2017
EL SÁBADO fue 1-O. Con O de octubre, no confundir con el resultado, algo exiguo, de un partido de fútbol, con la victoria del equipo local. Uno de octubre. En Cataluña. Un asunto sobre la igualdad y la libertad. Las de verdad. Así que ni la izquierda ni Amnistía Internacional dijeron nada. Y eso que se trataba, de modo elocuente, de una fiesta de sacrificio de charnegos. Al menos en sus derechos humanos, ya ni siquiera constitucionales. Una nadería, ya saben, un ritual tribal para entresacar los puros de los impuros, por cuestiones territoriales y de acento. Cosa de poco.
A mí no me cogió tan mayor, y mucho menos de improviso. Cuatro décadas antes ya se estaba preparando aquella pasarela fashion separatista y supremacista de 2017. También es cierto que solo la inconsistencia de Mariano y Soraya favorecieron la puesta en escena del nacionalismo ampurdanés. Cuatro décadas antes yo era, allí, un chaval de barrio impuro. No hace falta que me cuenten demasiado.

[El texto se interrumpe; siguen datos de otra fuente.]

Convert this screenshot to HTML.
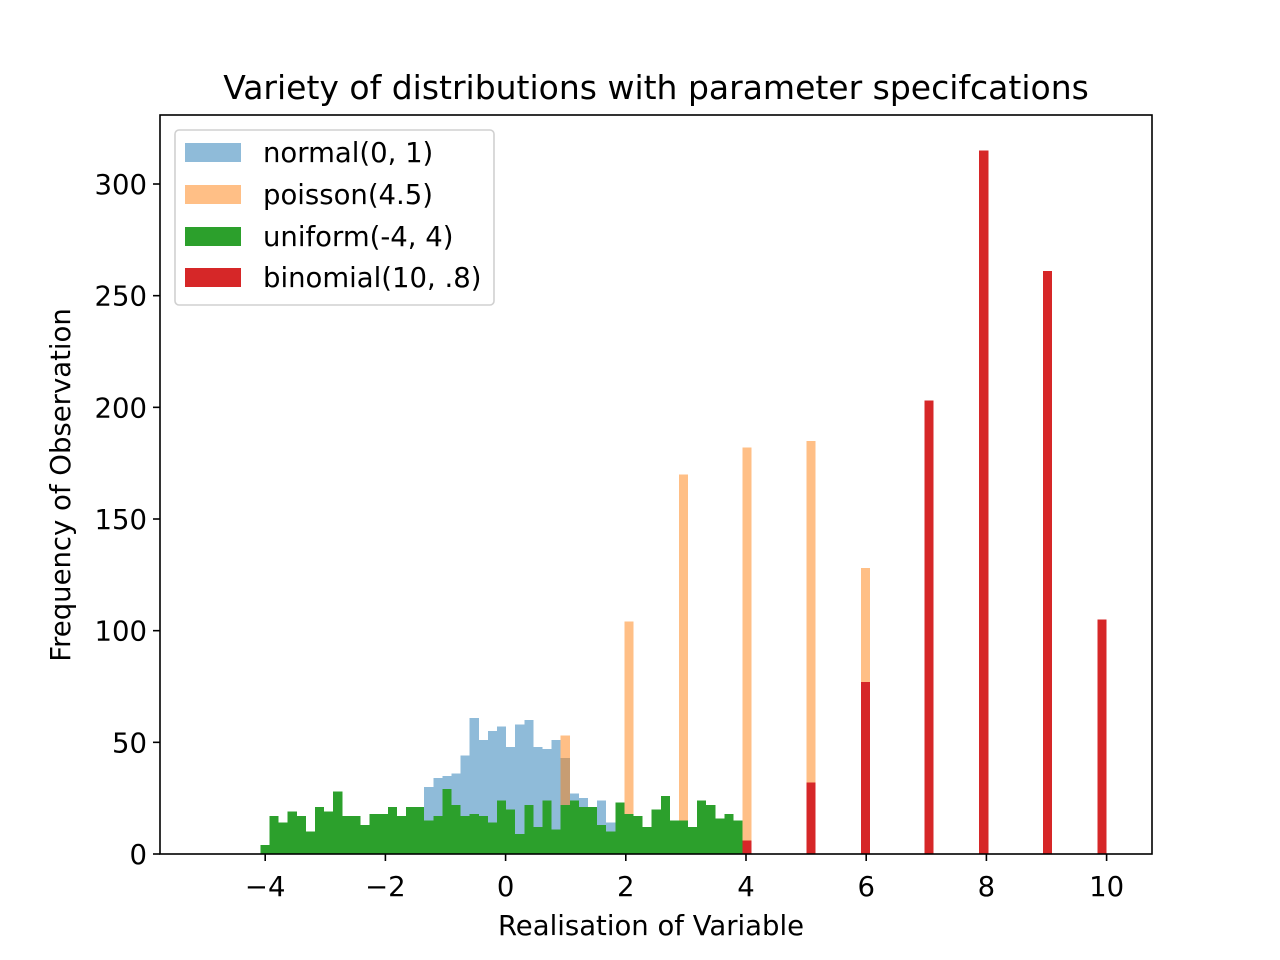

Es cierto que entonces el socialismo (sea esto lo que sea), no había hecho tan buenas migas con los separatistas, aunque nunca han dejado de cortejarse mutuamente. A los nacionalistas siempre les ha interesado para tocar pelo en Madrid, y a los de la rosa para superar algunos complejos de inferioridad que no se absuelven solo con catalanizar el nombre y los apellidos que en el Registro Civil sí que terminan en vocal, o el lugar de nacimiento real, el del DNI.
Para quien nació en la antigua Corona de Aragón y es castellano por sangre y temporalidad, chirría y cómo, esa catalogación supremacista de las comunidades autónomas (¿derechos históricos?), que en realidad tan sólo tuvo en cuenta población (votos) y pujanza económica. Y disparos en la nuca.
Va siendo hora de que quienes se sientan arrinconados, y no por coacción sino por la evidencia de las exigencias mínimas de libertad e igualdad, sean los que pretenden resucitar los gulags territoriales en los que priman sus claves de matonismo y sus códigos de segregación.